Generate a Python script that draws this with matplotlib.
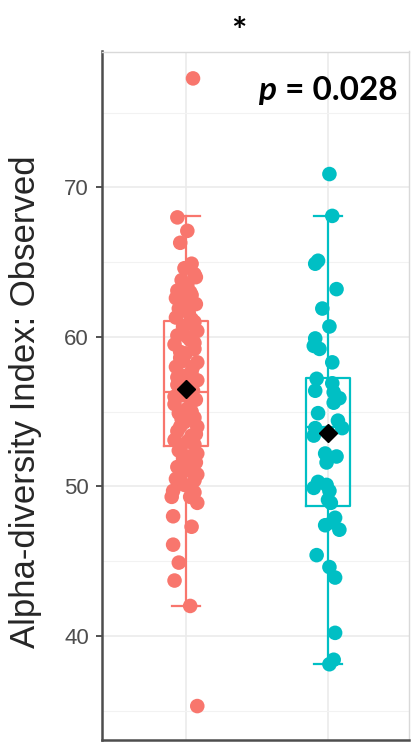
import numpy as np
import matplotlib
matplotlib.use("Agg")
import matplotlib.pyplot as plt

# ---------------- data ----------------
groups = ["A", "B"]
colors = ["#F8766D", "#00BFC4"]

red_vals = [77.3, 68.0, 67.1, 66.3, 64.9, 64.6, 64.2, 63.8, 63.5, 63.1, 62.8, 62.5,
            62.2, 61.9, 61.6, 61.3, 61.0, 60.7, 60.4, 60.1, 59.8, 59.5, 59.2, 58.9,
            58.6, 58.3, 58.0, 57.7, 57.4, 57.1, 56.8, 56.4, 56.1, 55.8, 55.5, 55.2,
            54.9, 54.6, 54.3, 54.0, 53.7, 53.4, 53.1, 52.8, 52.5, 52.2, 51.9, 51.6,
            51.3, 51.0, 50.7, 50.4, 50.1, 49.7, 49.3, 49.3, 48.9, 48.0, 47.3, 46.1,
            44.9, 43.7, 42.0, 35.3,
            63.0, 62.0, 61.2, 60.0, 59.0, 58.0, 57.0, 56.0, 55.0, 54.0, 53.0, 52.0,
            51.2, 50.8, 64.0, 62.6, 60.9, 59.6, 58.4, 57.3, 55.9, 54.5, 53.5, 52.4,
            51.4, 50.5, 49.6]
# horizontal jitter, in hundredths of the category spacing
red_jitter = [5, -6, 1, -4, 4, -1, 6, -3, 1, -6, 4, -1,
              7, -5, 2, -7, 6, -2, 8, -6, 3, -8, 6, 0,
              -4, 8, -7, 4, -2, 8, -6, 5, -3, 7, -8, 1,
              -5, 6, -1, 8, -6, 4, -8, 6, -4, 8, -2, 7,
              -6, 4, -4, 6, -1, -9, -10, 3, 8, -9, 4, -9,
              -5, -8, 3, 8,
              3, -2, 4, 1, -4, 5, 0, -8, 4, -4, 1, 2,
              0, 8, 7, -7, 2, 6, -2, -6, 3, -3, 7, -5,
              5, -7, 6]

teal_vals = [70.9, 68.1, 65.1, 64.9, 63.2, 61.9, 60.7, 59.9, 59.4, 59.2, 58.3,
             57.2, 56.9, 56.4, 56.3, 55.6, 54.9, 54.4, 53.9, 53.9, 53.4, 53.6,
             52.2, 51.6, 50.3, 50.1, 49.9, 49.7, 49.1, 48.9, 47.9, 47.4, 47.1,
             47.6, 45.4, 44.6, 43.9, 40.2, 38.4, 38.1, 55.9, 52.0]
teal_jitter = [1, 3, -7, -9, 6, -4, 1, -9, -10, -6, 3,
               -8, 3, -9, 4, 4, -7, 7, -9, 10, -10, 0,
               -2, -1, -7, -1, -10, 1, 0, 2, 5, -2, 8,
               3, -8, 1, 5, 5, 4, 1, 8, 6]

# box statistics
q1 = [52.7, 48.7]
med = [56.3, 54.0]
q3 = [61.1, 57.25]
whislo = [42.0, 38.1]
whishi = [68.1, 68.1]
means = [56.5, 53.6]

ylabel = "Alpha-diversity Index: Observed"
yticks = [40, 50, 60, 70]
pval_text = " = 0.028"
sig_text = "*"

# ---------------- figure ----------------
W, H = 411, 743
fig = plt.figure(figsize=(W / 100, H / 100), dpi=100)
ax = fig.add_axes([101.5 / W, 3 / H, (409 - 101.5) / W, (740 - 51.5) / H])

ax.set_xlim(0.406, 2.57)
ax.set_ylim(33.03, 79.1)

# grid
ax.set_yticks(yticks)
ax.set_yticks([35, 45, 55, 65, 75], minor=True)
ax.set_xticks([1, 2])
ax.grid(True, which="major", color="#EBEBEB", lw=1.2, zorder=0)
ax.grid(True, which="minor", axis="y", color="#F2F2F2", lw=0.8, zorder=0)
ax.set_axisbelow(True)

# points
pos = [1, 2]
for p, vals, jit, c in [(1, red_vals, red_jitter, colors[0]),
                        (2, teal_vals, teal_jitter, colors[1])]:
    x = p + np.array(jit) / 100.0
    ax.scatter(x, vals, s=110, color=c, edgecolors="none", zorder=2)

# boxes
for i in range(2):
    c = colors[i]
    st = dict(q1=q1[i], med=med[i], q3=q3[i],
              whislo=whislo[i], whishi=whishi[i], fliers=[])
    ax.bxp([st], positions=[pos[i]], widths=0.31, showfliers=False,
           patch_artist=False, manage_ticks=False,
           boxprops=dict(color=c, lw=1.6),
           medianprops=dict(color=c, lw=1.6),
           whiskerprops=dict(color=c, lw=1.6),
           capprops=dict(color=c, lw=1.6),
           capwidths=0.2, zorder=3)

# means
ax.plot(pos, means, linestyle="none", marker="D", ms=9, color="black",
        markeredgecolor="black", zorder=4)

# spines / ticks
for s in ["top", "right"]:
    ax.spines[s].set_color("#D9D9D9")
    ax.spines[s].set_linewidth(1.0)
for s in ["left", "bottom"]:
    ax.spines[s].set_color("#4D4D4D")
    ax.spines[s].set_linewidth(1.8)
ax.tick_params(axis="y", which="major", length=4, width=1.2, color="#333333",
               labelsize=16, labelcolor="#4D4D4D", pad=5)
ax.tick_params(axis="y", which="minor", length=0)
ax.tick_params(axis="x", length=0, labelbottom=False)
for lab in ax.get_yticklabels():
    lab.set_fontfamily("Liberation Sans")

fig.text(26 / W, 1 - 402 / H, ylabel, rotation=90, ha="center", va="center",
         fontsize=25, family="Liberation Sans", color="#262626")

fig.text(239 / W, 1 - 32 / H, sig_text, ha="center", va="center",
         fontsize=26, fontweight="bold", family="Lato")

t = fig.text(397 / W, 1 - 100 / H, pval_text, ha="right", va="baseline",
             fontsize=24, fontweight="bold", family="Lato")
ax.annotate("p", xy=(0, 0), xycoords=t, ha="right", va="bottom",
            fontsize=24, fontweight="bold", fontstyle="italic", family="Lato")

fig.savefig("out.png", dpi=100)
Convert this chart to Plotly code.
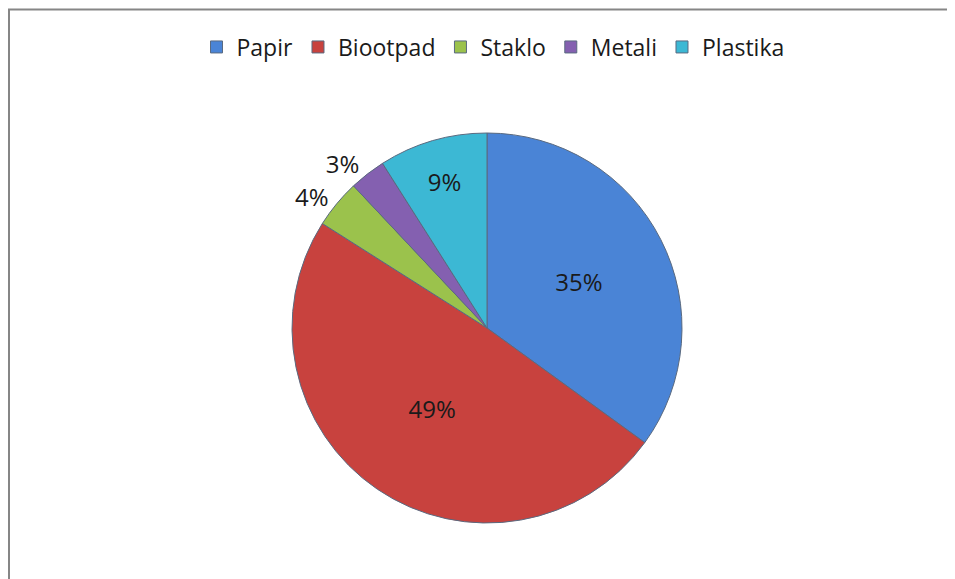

========================================

### Exercise instructions
Each entry gets copied exactly; the pictures stay out.

### Solution
Generate a Python script that draws this with matplotlib.
import numpy as np
import matplotlib
matplotlib.use("Agg")
import matplotlib.pyplot as plt

# ---------------- data ----------------
groups = ["A", "B"]
colors = ["#F8766D", "#00BFC4"]

red_vals = [77.3, 68.0, 67.1, 66.3, 64.9, 64.6, 64.2, 63.8, 63.5, 63.1, 62.8, 62.5,
            62.2, 61.9, 61.6, 61.3, 61.0, 60.7, 60.4, 60.1, 59.8, 59.5, 59.2, 58.9,
            58.6, 58.3, 58.0, 57.7, 57.4, 57.1, 56.8, 56.4, 56.1, 55.8, 55.5, 55.2,
            54.9, 54.6, 54.3, 54.0, 53.7, 53.4, 53.1, 52.8, 52.5, 52.2, 51.9, 51.6,
            51.3, 51.0, 50.7, 50.4, 50.1, 49.7, 49.3, 49.3, 48.9, 48.0, 47.3, 46.1,
            44.9, 43.7, 42.0, 35.3,
            63.0, 62.0, 61.2, 60.0, 59.0, 58.0, 57.0, 56.0, 55.0, 54.0, 53.0, 52.0,
            51.2, 50.8, 64.0, 62.6, 60.9, 59.6, 58.4, 57.3, 55.9, 54.5, 53.5, 52.4,
            51.4, 50.5, 49.6]
# horizontal jitter, in hundredths of the category spacing
red_jitter = [5, -6, 1, -4, 4, -1, 6, -3, 1, -6, 4, -1,
              7, -5, 2, -7, 6, -2, 8, -6, 3, -8, 6, 0,
              -4, 8, -7, 4, -2, 8, -6, 5, -3, 7, -8, 1,
              -5, 6, -1, 8, -6, 4, -8, 6, -4, 8, -2, 7,
              -6, 4, -4, 6, -1, -9, -10, 3, 8, -9, 4, -9,
              -5, -8, 3, 8,
              3, -2, 4, 1, -4, 5, 0, -8, 4, -4, 1, 2,
              0, 8, 7, -7, 2, 6, -2, -6, 3, -3, 7, -5,
              5, -7, 6]

teal_vals = [70.9, 68.1, 65.1, 64.9, 63.2, 61.9, 60.7, 59.9, 59.4, 59.2, 58.3,
             57.2, 56.9, 56.4, 56.3, 55.6, 54.9, 54.4, 53.9, 53.9, 53.4, 53.6,
             52.2, 51.6, 50.3, 50.1, 49.9, 49.7, 49.1, 48.9, 47.9, 47.4, 47.1,
             47.6, 45.4, 44.6, 43.9, 40.2, 38.4, 38.1, 55.9, 52.0]
teal_jitter = [1, 3, -7, -9, 6, -4, 1, -9, -10, -6, 3,
               -8, 3, -9, 4, 4, -7, 7, -9, 10, -10, 0,
               -2, -1, -7, -1, -10, 1, 0, 2, 5, -2, 8,
               3, -8, 1, 5, 5, 4, 1, 8, 6]

# box statistics
q1 = [52.7, 48.7]
med = [56.3, 54.0]
q3 = [61.1, 57.25]
whislo = [42.0, 38.1]
whishi = [68.1, 68.1]
means = [56.5, 53.6]

ylabel = "Alpha-diversity Index: Observed"
yticks = [40, 50, 60, 70]
pval_text = " = 0.028"
sig_text = "*"

# ---------------- figure ----------------
W, H = 411, 743
fig = plt.figure(figsize=(W / 100, H / 100), dpi=100)
ax = fig.add_axes([101.5 / W, 3 / H, (409 - 101.5) / W, (740 - 51.5) / H])

ax.set_xlim(0.406, 2.57)
ax.set_ylim(33.03, 79.1)

# grid
ax.set_yticks(yticks)
ax.set_yticks([35, 45, 55, 65, 75], minor=True)
ax.set_xticks([1, 2])
ax.grid(True, which="major", color="#EBEBEB", lw=1.2, zorder=0)
ax.grid(True, which="minor", axis="y", color="#F2F2F2", lw=0.8, zorder=0)
ax.set_axisbelow(True)

# points
pos = [1, 2]
for p, vals, jit, c in [(1, red_vals, red_jitter, colors[0]),
                        (2, teal_vals, teal_jitter, colors[1])]:
    x = p + np.array(jit) / 100.0
    ax.scatter(x, vals, s=110, color=c, edgecolors="none", zorder=2)

# boxes
for i in range(2):
    c = colors[i]
    st = dict(q1=q1[i], med=med[i], q3=q3[i],
              whislo=whislo[i], whishi=whishi[i], fliers=[])
    ax.bxp([st], positions=[pos[i]], widths=0.31, showfliers=False,
           patch_artist=False, manage_ticks=False,
           boxprops=dict(color=c, lw=1.6),
           medianprops=dict(color=c, lw=1.6),
           whiskerprops=dict(color=c, lw=1.6),
           capprops=dict(color=c, lw=1.6),
           capwidths=0.2, zorder=3)

# means
ax.plot(pos, means, linestyle="none", marker="D", ms=9, color="black",
        markeredgecolor="black", zorder=4)

# spines / ticks
for s in ["top", "right"]:
    ax.spines[s].set_color("#D9D9D9")
    ax.spines[s].set_linewidth(1.0)
for s in ["left", "bottom"]:
    ax.spines[s].set_color("#4D4D4D")
    ax.spines[s].set_linewidth(1.8)
ax.tick_params(axis="y", which="major", length=4, width=1.2, color="#333333",
               labelsize=16, labelcolor="#4D4D4D", pad=5)
ax.tick_params(axis="y", which="minor", length=0)
ax.tick_params(axis="x", length=0, labelbottom=False)
for lab in ax.get_yticklabels():
    lab.set_fontfamily("Liberation Sans")

fig.text(26 / W, 1 - 402 / H, ylabel, rotation=90, ha="center", va="center",
         fontsize=25, family="Liberation Sans", color="#262626")

fig.text(239 / W, 1 - 32 / H, sig_text, ha="center", va="center",
         fontsize=26, fontweight="bold", family="Lato")

t = fig.text(397 / W, 1 - 100 / H, pval_text, ha="right", va="baseline",
             fontsize=24, fontweight="bold", family="Lato")
ax.annotate("p", xy=(0, 0), xycoords=t, ha="right", va="bottom",
            fontsize=24, fontweight="bold", fontstyle="italic", family="Lato")

fig.savefig("out.png", dpi=100)
Convert this chart to Plotly code.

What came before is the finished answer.